* Begin *

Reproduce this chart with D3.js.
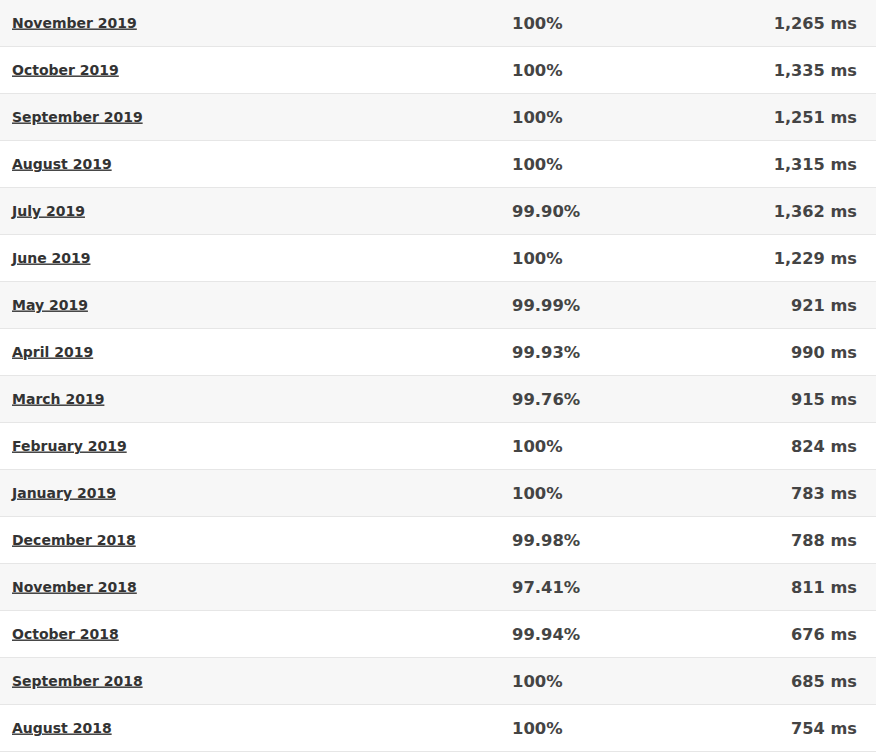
<!DOCTYPE html>
<html><head><meta charset="utf-8">
<script src="https://cdn.jsdelivr.net/npm/d3@7"></script>
<style>body{margin:0;background:#fff}</style></head>
<body><svg id="c" width="876" height="752"></svg>
<script>
const months = ["November 2019","October 2019","September 2019","August 2019","July 2019","June 2019","May 2019","April 2019","March 2019","February 2019","January 2019","December 2018","November 2018","October 2018","September 2018","August 2018"];
const uptime = ["100%","100%","100%","100%","99.90%","100%","99.99%","99.93%","99.76%","100%","100%","99.98%","97.41%","99.94%","100%","100%"];
const responseMs = [1265,1335,1251,1315,1362,1229,921,990,915,824,783,788,811,676,685,754];

const svg = d3.select("#c");
const y = d3.scaleBand().domain(d3.range(months.length)).range([0, 47*months.length]).padding(0);
const fmt = d3.format(",");
const rows = svg.selectAll("g.row").data(months).join("g")
  .attr("transform",(d,i)=>`translate(0,${y(i)})`);
rows.append("rect").attr("width",876).attr("height",y.bandwidth())
  .attr("fill",(d,i)=>i%2===0?"#f7f7f7":"#fff");
rows.append("line").attr("x1",0).attr("x2",876).attr("y1",y.bandwidth()-0.5).attr("y2",y.bandwidth()-0.5)
  .attr("stroke","#e6e6e6");
const mid = y.bandwidth()/2 + 4;
rows.append("text").attr("x",12).attr("y",mid).text(d=>d)
  .attr("font-family","DejaVu Sans").attr("font-weight","bold").attr("font-size",14)
  .attr("fill","#333").attr("text-decoration","underline");
rows.append("text").attr("x",512).attr("y",mid+1).text((d,i)=>uptime[i])
  .attr("font-family","DejaVu Sans").attr("font-weight","bold").attr("font-size",16.4)
  .attr("fill","#444");
rows.append("text").attr("x",857).attr("y",mid+1).attr("text-anchor","end").text((d,i)=>fmt(responseMs[i])+" ms")
  .attr("font-family","DejaVu Sans").attr("font-weight","bold").attr("font-size",16.2)
  .attr("fill","#444");
</script></body></html>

* End *

▶ **YOUR TASK**
Set the listing down in full and exactly. Pictures within it should not appear in the copy.

▶ **THE OUTPUT**
Reproduce this chart with D3.js.
<!DOCTYPE html>
<html><head><meta charset="utf-8">
<script src="https://cdn.jsdelivr.net/npm/d3@7"></script>
<style>body{margin:0;background:#fff}</style></head>
<body><svg id="c" width="876" height="752"></svg>
<script>
const months = ["November 2019","October 2019","September 2019","August 2019","July 2019","June 2019","May 2019","April 2019","March 2019","February 2019","January 2019","December 2018","November 2018","October 2018","September 2018","August 2018"];
const uptime = ["100%","100%","100%","100%","99.90%","100%","99.99%","99.93%","99.76%","100%","100%","99.98%","97.41%","99.94%","100%","100%"];
const responseMs = [1265,1335,1251,1315,1362,1229,921,990,915,824,783,788,811,676,685,754];

const svg = d3.select("#c");
const y = d3.scaleBand().domain(d3.range(months.length)).range([0, 47*months.length]).padding(0);
const fmt = d3.format(",");
const rows = svg.selectAll("g.row").data(months).join("g")
  .attr("transform",(d,i)=>`translate(0,${y(i)})`);
rows.append("rect").attr("width",876).attr("height",y.bandwidth())
  .attr("fill",(d,i)=>i%2===0?"#f7f7f7":"#fff");
rows.append("line").attr("x1",0).attr("x2",876).attr("y1",y.bandwidth()-0.5).attr("y2",y.bandwidth()-0.5)
  .attr("stroke","#e6e6e6");
const mid = y.bandwidth()/2 + 4;
rows.append("text").attr("x",12).attr("y",mid).text(d=>d)
  .attr("font-family","DejaVu Sans").attr("font-weight","bold").attr("font-size",14)
  .attr("fill","#333").attr("text-decoration","underline");
rows.append("text").attr("x",512).attr("y",mid+1).text((d,i)=>uptime[i])
  .attr("font-family","DejaVu Sans").attr("font-weight","bold").attr("font-size",16.4)
  .attr("fill","#444");
rows.append("text").attr("x",857).attr("y",mid+1).attr("text-anchor","end").text((d,i)=>fmt(responseMs[i])+" ms")
  .attr("font-family","DejaVu Sans").attr("font-weight","bold").attr("font-size",16.2)
  .attr("fill","#444");
</script></body></html>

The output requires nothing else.